## [Task data]
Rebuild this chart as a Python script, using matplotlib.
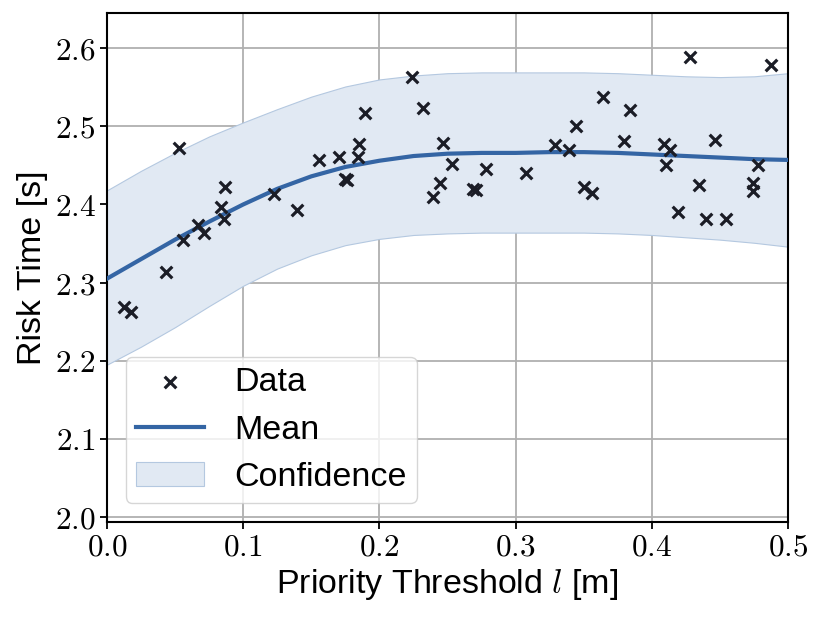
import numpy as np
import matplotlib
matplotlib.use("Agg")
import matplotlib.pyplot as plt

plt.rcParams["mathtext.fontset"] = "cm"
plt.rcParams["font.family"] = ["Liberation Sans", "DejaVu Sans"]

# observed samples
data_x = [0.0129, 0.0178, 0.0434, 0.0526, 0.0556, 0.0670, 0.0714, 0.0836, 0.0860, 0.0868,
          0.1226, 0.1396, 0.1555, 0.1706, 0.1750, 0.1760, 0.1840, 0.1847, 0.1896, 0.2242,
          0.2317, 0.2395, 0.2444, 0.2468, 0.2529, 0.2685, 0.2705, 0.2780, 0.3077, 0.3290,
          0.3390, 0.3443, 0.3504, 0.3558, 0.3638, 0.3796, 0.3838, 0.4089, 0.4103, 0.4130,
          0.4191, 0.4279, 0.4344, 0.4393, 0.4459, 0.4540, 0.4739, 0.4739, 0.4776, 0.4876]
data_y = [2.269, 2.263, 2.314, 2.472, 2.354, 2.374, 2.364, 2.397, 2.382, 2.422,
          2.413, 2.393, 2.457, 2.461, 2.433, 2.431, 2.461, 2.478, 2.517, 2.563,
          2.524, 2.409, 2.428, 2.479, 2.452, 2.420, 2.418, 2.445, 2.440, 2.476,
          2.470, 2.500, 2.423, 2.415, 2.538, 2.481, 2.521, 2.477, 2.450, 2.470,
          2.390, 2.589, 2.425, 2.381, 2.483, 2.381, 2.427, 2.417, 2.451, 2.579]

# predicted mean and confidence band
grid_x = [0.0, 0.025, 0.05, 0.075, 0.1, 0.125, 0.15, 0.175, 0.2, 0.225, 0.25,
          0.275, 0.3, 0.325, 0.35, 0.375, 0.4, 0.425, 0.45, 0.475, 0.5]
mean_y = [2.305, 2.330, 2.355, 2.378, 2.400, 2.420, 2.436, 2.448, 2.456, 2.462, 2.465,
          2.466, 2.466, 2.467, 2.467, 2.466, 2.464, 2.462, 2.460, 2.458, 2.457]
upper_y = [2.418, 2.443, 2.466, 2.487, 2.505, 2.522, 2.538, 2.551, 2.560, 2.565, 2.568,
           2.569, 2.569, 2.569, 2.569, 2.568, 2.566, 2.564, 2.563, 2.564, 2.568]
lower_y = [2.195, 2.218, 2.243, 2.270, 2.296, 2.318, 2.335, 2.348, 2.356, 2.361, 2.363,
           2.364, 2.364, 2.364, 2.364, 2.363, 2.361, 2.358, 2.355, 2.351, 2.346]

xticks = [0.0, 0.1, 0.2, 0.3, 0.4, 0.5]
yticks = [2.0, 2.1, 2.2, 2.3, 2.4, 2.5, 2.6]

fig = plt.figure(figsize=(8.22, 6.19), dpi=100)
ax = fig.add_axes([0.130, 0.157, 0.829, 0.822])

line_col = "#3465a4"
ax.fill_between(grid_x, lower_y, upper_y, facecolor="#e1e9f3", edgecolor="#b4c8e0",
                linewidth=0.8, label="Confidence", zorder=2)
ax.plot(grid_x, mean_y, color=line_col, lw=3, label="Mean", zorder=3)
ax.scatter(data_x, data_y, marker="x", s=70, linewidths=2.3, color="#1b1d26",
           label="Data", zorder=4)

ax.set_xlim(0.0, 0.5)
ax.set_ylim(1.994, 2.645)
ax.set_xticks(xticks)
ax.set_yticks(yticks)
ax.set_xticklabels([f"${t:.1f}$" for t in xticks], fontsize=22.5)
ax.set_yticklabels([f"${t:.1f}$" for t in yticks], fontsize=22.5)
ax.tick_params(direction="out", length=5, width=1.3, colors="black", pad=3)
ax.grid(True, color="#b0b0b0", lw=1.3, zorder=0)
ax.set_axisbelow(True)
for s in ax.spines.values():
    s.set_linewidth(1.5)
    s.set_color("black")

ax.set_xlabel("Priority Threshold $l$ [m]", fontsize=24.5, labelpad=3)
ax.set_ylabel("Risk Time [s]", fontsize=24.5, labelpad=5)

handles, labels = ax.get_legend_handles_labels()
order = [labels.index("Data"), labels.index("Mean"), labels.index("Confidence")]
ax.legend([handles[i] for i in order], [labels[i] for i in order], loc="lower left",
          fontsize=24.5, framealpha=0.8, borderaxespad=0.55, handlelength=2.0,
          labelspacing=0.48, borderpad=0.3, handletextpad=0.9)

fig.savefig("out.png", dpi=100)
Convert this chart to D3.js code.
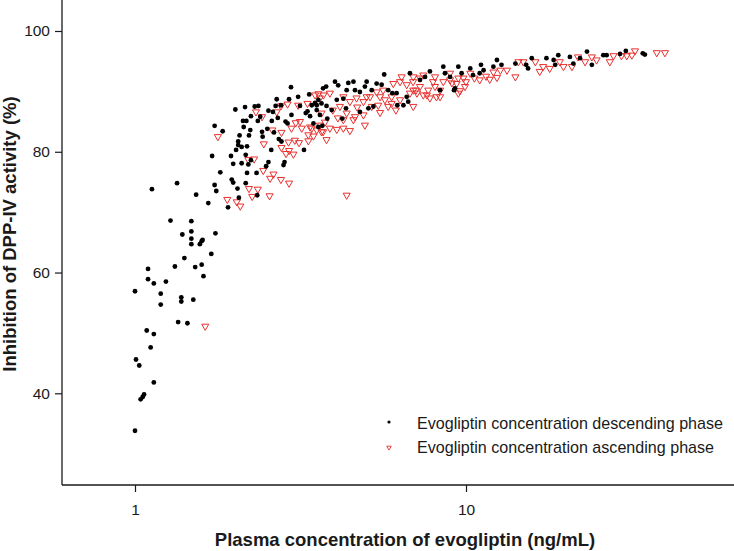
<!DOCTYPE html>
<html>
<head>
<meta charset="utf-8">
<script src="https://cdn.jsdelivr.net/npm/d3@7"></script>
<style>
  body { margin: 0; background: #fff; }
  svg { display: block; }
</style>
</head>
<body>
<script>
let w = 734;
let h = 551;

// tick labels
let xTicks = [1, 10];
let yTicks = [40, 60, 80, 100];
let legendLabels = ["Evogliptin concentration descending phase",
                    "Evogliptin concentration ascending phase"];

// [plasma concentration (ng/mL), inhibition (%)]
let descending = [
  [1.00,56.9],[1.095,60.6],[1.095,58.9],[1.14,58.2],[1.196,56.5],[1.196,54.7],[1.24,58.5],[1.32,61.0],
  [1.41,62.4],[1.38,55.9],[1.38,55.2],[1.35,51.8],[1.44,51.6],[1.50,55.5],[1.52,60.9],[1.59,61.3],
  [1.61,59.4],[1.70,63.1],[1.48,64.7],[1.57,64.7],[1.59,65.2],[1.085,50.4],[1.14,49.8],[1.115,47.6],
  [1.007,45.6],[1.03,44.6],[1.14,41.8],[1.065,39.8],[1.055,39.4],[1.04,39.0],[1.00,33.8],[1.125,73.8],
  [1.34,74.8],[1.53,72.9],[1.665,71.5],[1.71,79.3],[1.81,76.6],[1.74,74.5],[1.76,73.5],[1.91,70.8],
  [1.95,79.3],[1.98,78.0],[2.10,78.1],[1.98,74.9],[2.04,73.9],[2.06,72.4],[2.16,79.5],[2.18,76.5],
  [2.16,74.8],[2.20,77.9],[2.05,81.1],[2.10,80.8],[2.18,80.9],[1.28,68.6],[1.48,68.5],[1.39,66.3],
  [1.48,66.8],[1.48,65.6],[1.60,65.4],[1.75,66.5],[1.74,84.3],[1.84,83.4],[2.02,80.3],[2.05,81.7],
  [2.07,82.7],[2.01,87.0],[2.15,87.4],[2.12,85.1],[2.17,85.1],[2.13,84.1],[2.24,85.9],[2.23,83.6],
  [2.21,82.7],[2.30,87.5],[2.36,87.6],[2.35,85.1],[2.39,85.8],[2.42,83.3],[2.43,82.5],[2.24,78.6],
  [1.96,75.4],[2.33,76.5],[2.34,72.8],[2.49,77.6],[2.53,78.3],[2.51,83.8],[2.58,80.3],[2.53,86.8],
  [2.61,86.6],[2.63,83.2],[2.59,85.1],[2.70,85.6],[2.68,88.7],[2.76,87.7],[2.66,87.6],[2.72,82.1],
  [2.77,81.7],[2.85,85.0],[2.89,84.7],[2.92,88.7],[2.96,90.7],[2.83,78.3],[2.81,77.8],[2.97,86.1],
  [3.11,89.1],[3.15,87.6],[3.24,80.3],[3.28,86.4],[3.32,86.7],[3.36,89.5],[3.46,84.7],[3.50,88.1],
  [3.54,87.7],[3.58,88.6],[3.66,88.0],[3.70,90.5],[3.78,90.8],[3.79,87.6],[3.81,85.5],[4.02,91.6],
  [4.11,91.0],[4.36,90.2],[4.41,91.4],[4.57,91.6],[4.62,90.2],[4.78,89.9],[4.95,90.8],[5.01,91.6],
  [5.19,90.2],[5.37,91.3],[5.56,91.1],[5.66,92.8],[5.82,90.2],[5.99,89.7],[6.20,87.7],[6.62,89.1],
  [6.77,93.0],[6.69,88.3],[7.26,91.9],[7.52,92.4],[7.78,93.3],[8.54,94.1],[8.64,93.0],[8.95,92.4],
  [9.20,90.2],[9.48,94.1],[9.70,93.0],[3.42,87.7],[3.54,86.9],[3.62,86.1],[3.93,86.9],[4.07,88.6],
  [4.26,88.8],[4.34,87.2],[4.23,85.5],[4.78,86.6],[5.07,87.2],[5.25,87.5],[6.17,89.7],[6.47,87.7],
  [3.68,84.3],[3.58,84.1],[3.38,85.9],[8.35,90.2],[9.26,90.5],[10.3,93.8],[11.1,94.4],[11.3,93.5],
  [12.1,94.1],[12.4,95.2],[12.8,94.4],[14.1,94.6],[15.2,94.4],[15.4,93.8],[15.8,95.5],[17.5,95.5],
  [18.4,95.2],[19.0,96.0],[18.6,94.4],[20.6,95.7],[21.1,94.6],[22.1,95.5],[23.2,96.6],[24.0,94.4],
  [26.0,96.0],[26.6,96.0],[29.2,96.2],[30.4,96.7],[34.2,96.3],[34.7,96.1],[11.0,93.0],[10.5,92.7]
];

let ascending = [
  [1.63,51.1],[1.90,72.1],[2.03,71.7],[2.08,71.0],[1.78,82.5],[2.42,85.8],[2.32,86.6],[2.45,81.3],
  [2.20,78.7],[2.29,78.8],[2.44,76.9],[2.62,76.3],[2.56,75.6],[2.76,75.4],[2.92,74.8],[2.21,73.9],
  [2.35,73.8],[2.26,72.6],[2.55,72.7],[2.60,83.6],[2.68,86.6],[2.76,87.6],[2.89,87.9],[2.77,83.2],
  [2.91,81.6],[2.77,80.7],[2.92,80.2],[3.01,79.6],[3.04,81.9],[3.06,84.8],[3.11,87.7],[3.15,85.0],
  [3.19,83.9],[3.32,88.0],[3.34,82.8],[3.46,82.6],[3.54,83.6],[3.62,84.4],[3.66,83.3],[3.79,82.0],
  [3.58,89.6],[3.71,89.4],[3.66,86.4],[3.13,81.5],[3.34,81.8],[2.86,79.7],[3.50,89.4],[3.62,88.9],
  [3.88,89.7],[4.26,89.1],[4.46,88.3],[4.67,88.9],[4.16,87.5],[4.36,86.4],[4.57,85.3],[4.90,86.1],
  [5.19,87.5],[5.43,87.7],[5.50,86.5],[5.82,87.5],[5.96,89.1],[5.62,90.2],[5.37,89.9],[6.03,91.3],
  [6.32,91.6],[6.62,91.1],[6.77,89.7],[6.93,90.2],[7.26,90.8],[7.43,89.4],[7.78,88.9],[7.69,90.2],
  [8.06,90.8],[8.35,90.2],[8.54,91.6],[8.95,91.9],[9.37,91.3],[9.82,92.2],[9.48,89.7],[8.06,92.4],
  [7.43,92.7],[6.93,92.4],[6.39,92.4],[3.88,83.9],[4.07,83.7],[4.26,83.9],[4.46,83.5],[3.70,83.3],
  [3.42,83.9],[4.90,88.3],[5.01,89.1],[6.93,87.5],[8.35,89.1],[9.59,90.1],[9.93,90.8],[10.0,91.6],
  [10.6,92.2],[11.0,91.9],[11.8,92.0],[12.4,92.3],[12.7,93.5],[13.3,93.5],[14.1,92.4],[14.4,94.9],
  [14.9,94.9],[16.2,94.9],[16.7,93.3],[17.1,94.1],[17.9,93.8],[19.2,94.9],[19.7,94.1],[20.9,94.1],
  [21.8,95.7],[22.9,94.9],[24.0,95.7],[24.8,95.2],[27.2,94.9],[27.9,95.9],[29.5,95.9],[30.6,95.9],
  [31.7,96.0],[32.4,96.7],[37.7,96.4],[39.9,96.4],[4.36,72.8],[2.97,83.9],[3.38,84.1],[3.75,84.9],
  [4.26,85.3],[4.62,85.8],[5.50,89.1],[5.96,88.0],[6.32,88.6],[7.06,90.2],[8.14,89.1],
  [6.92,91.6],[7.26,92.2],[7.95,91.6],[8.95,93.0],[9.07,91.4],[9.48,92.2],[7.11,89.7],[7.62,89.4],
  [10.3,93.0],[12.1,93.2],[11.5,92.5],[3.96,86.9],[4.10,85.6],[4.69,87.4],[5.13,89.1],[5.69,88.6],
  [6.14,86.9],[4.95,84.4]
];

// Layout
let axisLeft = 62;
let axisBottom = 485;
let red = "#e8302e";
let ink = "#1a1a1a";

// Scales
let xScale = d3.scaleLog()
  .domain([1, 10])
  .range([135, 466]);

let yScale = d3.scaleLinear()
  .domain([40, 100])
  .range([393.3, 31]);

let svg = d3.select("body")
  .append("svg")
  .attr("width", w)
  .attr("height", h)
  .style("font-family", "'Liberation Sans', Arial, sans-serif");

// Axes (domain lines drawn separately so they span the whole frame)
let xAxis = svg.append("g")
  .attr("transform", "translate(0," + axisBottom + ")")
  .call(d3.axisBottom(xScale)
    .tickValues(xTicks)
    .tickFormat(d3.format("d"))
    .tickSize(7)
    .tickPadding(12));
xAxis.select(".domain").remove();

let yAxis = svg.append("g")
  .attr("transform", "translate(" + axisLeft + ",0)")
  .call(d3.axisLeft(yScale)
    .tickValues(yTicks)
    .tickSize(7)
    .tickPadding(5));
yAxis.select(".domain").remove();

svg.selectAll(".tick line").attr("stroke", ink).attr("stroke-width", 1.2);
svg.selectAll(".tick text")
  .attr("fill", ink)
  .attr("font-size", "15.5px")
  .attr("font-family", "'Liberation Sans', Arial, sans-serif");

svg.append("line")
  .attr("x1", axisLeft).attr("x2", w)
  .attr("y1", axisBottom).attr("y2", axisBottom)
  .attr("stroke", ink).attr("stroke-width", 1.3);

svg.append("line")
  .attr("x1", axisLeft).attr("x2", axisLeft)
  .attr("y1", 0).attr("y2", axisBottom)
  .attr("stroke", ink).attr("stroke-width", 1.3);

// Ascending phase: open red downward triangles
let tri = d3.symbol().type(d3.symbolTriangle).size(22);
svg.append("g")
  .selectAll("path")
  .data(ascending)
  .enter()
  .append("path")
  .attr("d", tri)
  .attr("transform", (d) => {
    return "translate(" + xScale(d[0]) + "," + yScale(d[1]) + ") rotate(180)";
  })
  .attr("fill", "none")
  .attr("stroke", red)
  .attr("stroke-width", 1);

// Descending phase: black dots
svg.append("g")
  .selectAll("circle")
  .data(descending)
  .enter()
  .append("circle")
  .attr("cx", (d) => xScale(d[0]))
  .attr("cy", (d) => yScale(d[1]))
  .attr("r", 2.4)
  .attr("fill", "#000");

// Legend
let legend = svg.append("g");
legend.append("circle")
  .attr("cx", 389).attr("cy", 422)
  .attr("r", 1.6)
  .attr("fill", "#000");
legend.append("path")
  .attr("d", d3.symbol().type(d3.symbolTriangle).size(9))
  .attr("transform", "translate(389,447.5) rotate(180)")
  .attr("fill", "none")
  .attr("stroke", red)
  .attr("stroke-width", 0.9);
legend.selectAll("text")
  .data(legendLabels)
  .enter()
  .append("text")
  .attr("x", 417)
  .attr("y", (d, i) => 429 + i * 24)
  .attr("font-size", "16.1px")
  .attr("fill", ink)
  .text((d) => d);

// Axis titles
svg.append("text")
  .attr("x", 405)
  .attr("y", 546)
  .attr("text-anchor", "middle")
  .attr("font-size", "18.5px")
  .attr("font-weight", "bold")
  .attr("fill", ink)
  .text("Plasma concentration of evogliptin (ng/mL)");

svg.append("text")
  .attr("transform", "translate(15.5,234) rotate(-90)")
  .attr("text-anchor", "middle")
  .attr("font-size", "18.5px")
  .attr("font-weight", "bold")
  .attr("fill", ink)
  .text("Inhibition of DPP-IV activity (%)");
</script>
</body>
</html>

## [Task directions]
Copy exactly the lines running from the beginning of the listing through the line that has "2.417, 2.451, 2.579]". Drop the pictures.

## [Correct answer]
Rebuild this chart as a Python script, using matplotlib.
import numpy as np
import matplotlib
matplotlib.use("Agg")
import matplotlib.pyplot as plt

plt.rcParams["mathtext.fontset"] = "cm"
plt.rcParams["font.family"] = ["Liberation Sans", "DejaVu Sans"]

# observed samples
data_x = [0.0129, 0.0178, 0.0434, 0.0526, 0.0556, 0.0670, 0.0714, 0.0836, 0.0860, 0.0868,
          0.1226, 0.1396, 0.1555, 0.1706, 0.1750, 0.1760, 0.1840, 0.1847, 0.1896, 0.2242,
          0.2317, 0.2395, 0.2444, 0.2468, 0.2529, 0.2685, 0.2705, 0.2780, 0.3077, 0.3290,
          0.3390, 0.3443, 0.3504, 0.3558, 0.3638, 0.3796, 0.3838, 0.4089, 0.4103, 0.4130,
          0.4191, 0.4279, 0.4344, 0.4393, 0.4459, 0.4540, 0.4739, 0.4739, 0.4776, 0.4876]
data_y = [2.269, 2.263, 2.314, 2.472, 2.354, 2.374, 2.364, 2.397, 2.382, 2.422,
          2.413, 2.393, 2.457, 2.461, 2.433, 2.431, 2.461, 2.478, 2.517, 2.563,
          2.524, 2.409, 2.428, 2.479, 2.452, 2.420, 2.418, 2.445, 2.440, 2.476,
          2.470, 2.500, 2.423, 2.415, 2.538, 2.481, 2.521, 2.477, 2.450, 2.470,
          2.390, 2.589, 2.425, 2.381, 2.483, 2.381, 2.427, 2.417, 2.451, 2.579]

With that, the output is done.